Unemployment is said to be fueling last month’s increase in the number of bank foreclosure homes. According to data, foreclosure activity rose by 5 percent across the country in June. In St. Louis, Missouri, the number of bank foreclosures homes for sale declined by 7 percent last month but was higher by 15 percent compared with the same period last year.
The June figures are still one of the all-time highs recorded in the area. Beyond Housing President Chris Krehmeyer said that the foreclosure numbers dropped slightly but still remain at the crisis proportions.
Housing counselors in St. Louis noted that the number of people struggling with high adjustable mortgage interest rate seems to be dwindling. But they are being replaced by people who just cannot make their mortgage payments because they lost their jobs or their working hours were reduced.

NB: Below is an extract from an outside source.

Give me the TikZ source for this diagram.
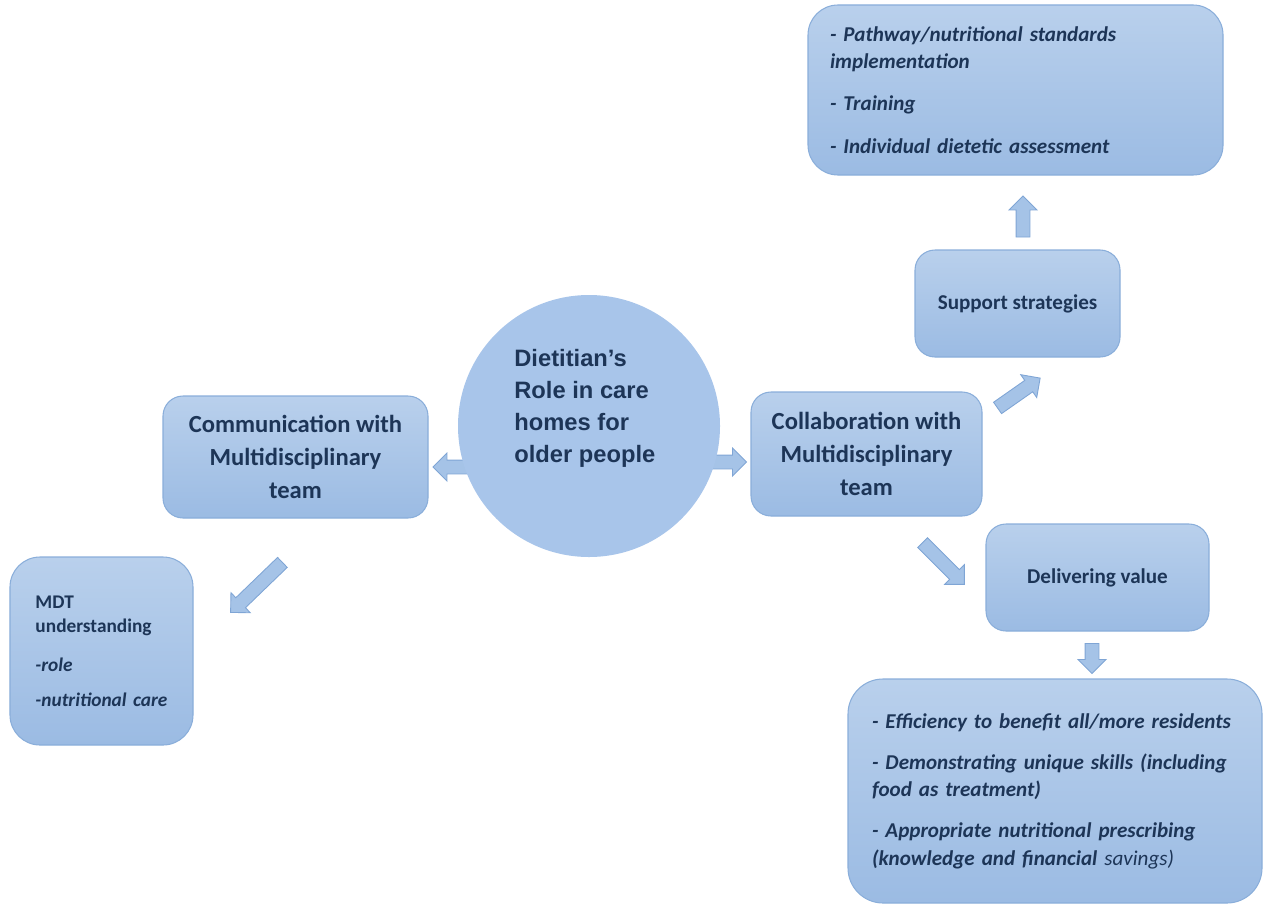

According to market data, the default rate for prime mortgages is increasing. Last year, one out of 125 prime borrowers in St. Louis was delinquent for at least 90 days. In May, the figures were one in every 90.

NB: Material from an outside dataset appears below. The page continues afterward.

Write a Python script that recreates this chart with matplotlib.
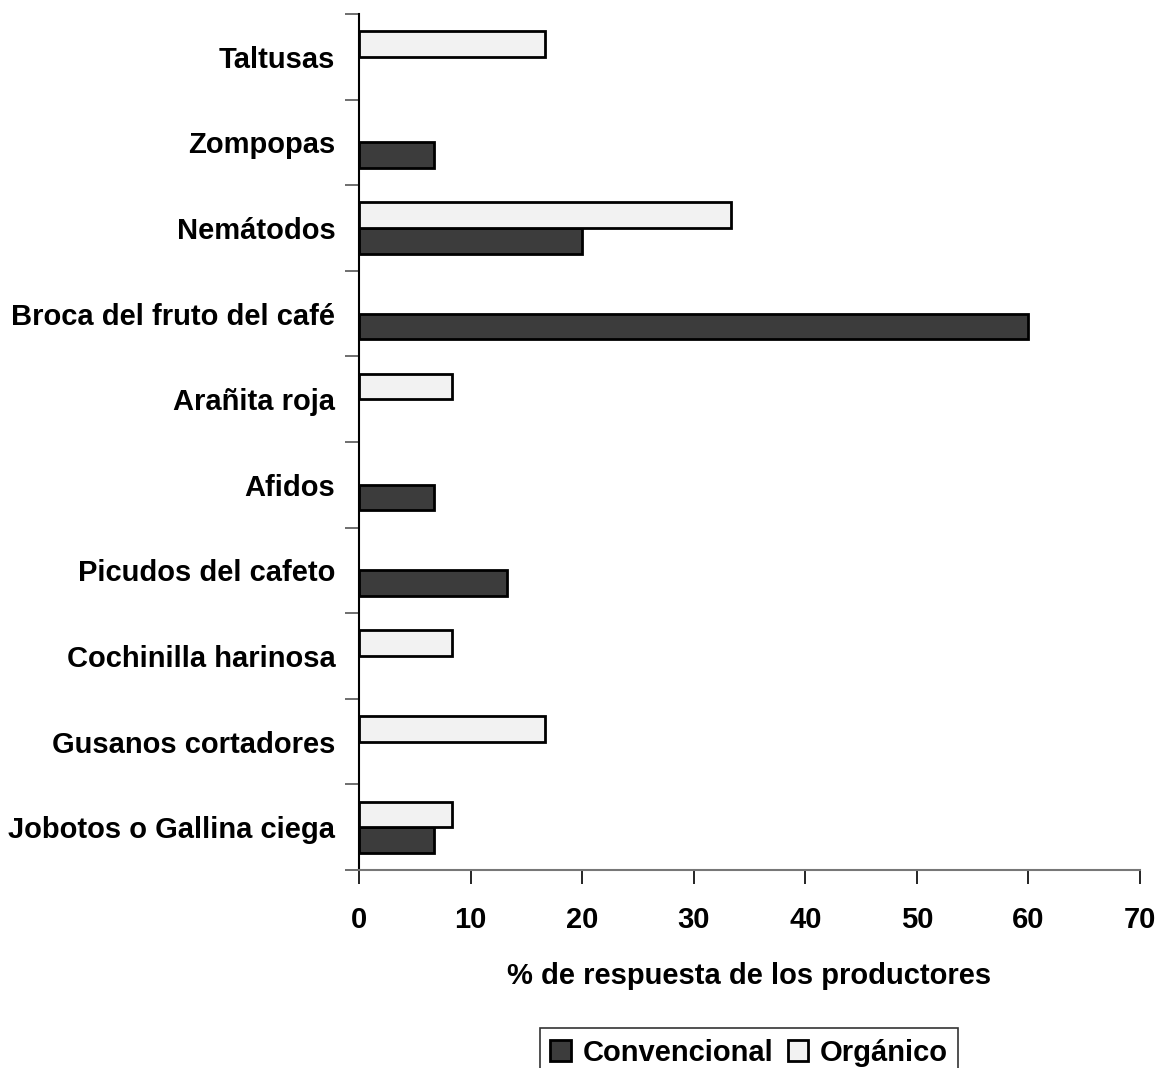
import numpy as np
import matplotlib
matplotlib.use('Agg')
import matplotlib.pyplot as plt

plt.rcParams['font.family'] = ['Liberation Sans', 'DejaVu Sans']
plt.rcParams['font.weight'] = 'bold'

categories = ['Jobotos o Gallina ciega', 'Gusanos cortadores', 'Cochinilla harinosa',
              'Picudos del cafeto', 'Afidos', 'Arañita roja', 'Broca del fruto del café',
              'Nemátodos', 'Zompopas', 'Taltusas']
convencional = [6.7, 0, 0, 13.3, 6.7, 0, 60, 20, 6.7, 0]
organico = [8.3, 16.7, 8.3, 0, 0, 8.3, 0, 33.3, 0, 16.7]
xticks = [0, 10, 20, 30, 40, 50, 60, 70]

fig = plt.figure(figsize=(11.63, 10.68), dpi=100)
ax = fig.add_axes([0.3087, 0.1854, 0.6715, 0.8015])

y = np.arange(len(categories))
h = 0.3
# zero values get no bar (otherwise the edge draws a line at x=0)
conv = np.array(convencional, dtype=float)
org = np.array(organico, dtype=float)
mc = conv > 0
mo = org > 0
ax.barh(y[mc] - h / 2, conv[mc], h, color='#3c3c3c', edgecolor='black', linewidth=2,
        label='Convencional')
ax.barh(y[mo] + h / 2, org[mo], h, color='#f2f2f2', edgecolor='black', linewidth=2,
        label='Orgánico')

ax.set_xlim(0, 70)
ax.set_ylim(-0.5, len(categories) - 0.5)
ax.set_xticks(xticks)
ax.set_xticklabels([str(t) for t in xticks], fontsize=21, fontweight='bold')
ax.set_yticks(y)
ax.set_yticklabels(categories, fontsize=21, fontweight='bold')
ax.set_yticks(np.arange(len(categories) + 1) - 0.5, minor=True)
ax.tick_params(axis='y', which='major', length=0, pad=17)
ax.tick_params(axis='y', which='minor', length=10, width=1.2, color='#555555')
ax.tick_params(axis='x', length=10, width=1.2, pad=16)

for s in ['top', 'right']:
    ax.spines[s].set_visible(False)
ax.spines['left'].set_linewidth(1.5)
ax.spines['bottom'].set_color('#777777')
ax.spines['bottom'].set_linewidth(1.5)

ax.set_xlabel('% de respuesta de los productores', fontsize=21, fontweight='bold',
              labelpad=20)

leg = fig.legend(loc='lower center', bbox_to_anchor=(0.644, -0.022), ncol=2,
                 fontsize=21, frameon=True, fancybox=False, edgecolor='black',
                 handlelength=0.7, handleheight=0.7, handletextpad=0.4,
                 columnspacing=0.5, borderpad=0.35)
leg.get_frame().set_linewidth(1.2)
for t in leg.get_texts():
    t.set_fontweight('bold')

fig.savefig('out.png', dpi=100)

Meanwhile, the federal government has allocated billions into programs to encourage banking institutions to refinance loans for affordable interest rates to help distressed homeowners. According to area housing counselors, the programs are having an effect as more banks are offering loan modifications.
But here lies the problem. Area counselors said that the new payment plan will work only if the troubled homeowner has money to pay. Catholic Charities Housing Resource Center director Karen Wallensak said that a loan modification will not succeed if the homeowner has no means or source of income.
Representative Barney Frank has proposed an estimated $2 billion grant for short term loan programs to help jobless homeowners save their properties from becoming bank foreclosure homes.